Na frente agrária, houve avanços, como a criação de uma Jurisdição Agrária por emenda constitucional em 2023, além da compra de 370 mil hectares e a gestão de um total de 601 mil hectares pela Agência Nacional de Tierras (ANT) até meados de 2025. Mas a lei ordinária que regulamenta a nova jurisdição ainda não foi aprovada, travando sua implementação plena.
A resistência contra as reformas é explicada, em parte, pela correlação de forças. Desde 2023, partidos tradicionais como Liberais, Conservadores e La U romperam com a coalizão de governo. Em 2025, foi a vez da Alianza Verde se dividir enquanto disputas internas no próprio Pacto Histórico aumentam as incertezas.
A disputa eleitoral de 2026 e a retomada das mobilizações
As eleições presidenciais estão marcadas para 31 de maio de 2026, o primeiro turno, e 21 de junho de 2026, o segundo. A Constituição, modificada em 2015, proíbe a reeleição presidencial, o que impede Gustavo Petro de disputar novamente. No campo governista, já surgem nomes como Iván Cepeda, Gustavo Bolívar, Susana Muhamad e María José Pizarro como potenciais sucessores.

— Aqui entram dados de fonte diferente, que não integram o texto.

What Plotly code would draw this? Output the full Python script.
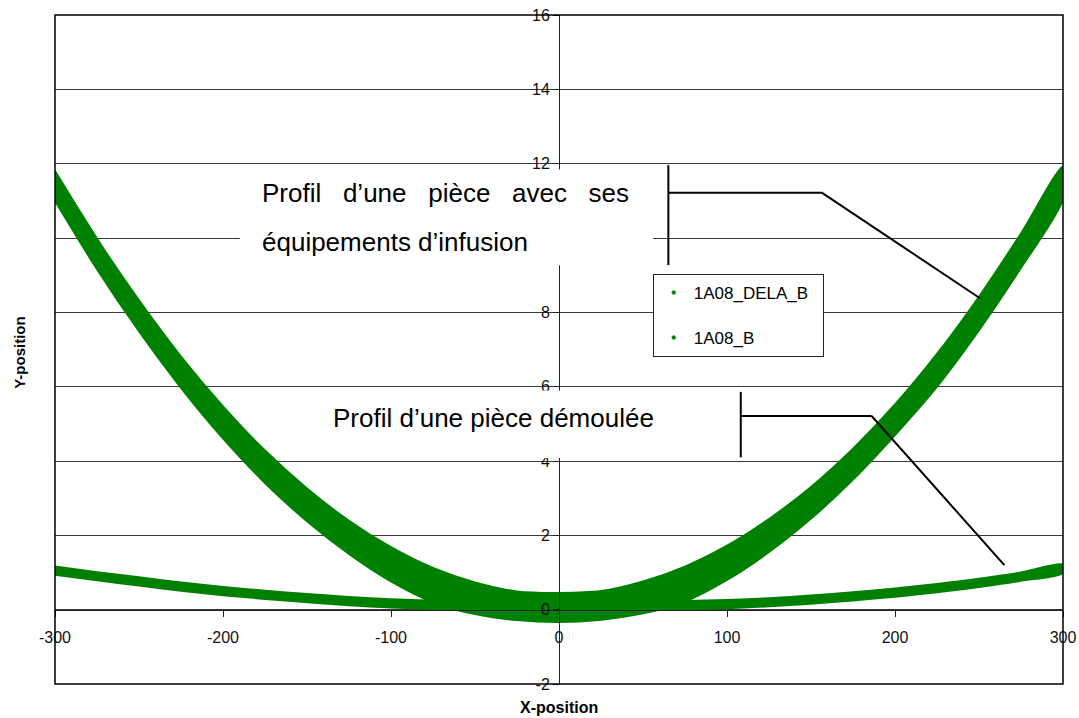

Enquanto isso, movimentos populares se preparam para uma jornada nacional de mobilizações em outubro de 2025 para cobrar o cumprimento de acordos e pressionar pela aceleração da reforma agrária.
“Nós temos um governo, mas não temos o poder. Por isso seguimos nos mobilizando, recuperando terras, organizando nossos territórios”, conclui vice-presidente da Coordenadoria Nacional Agrária (CNA) da Colômbia.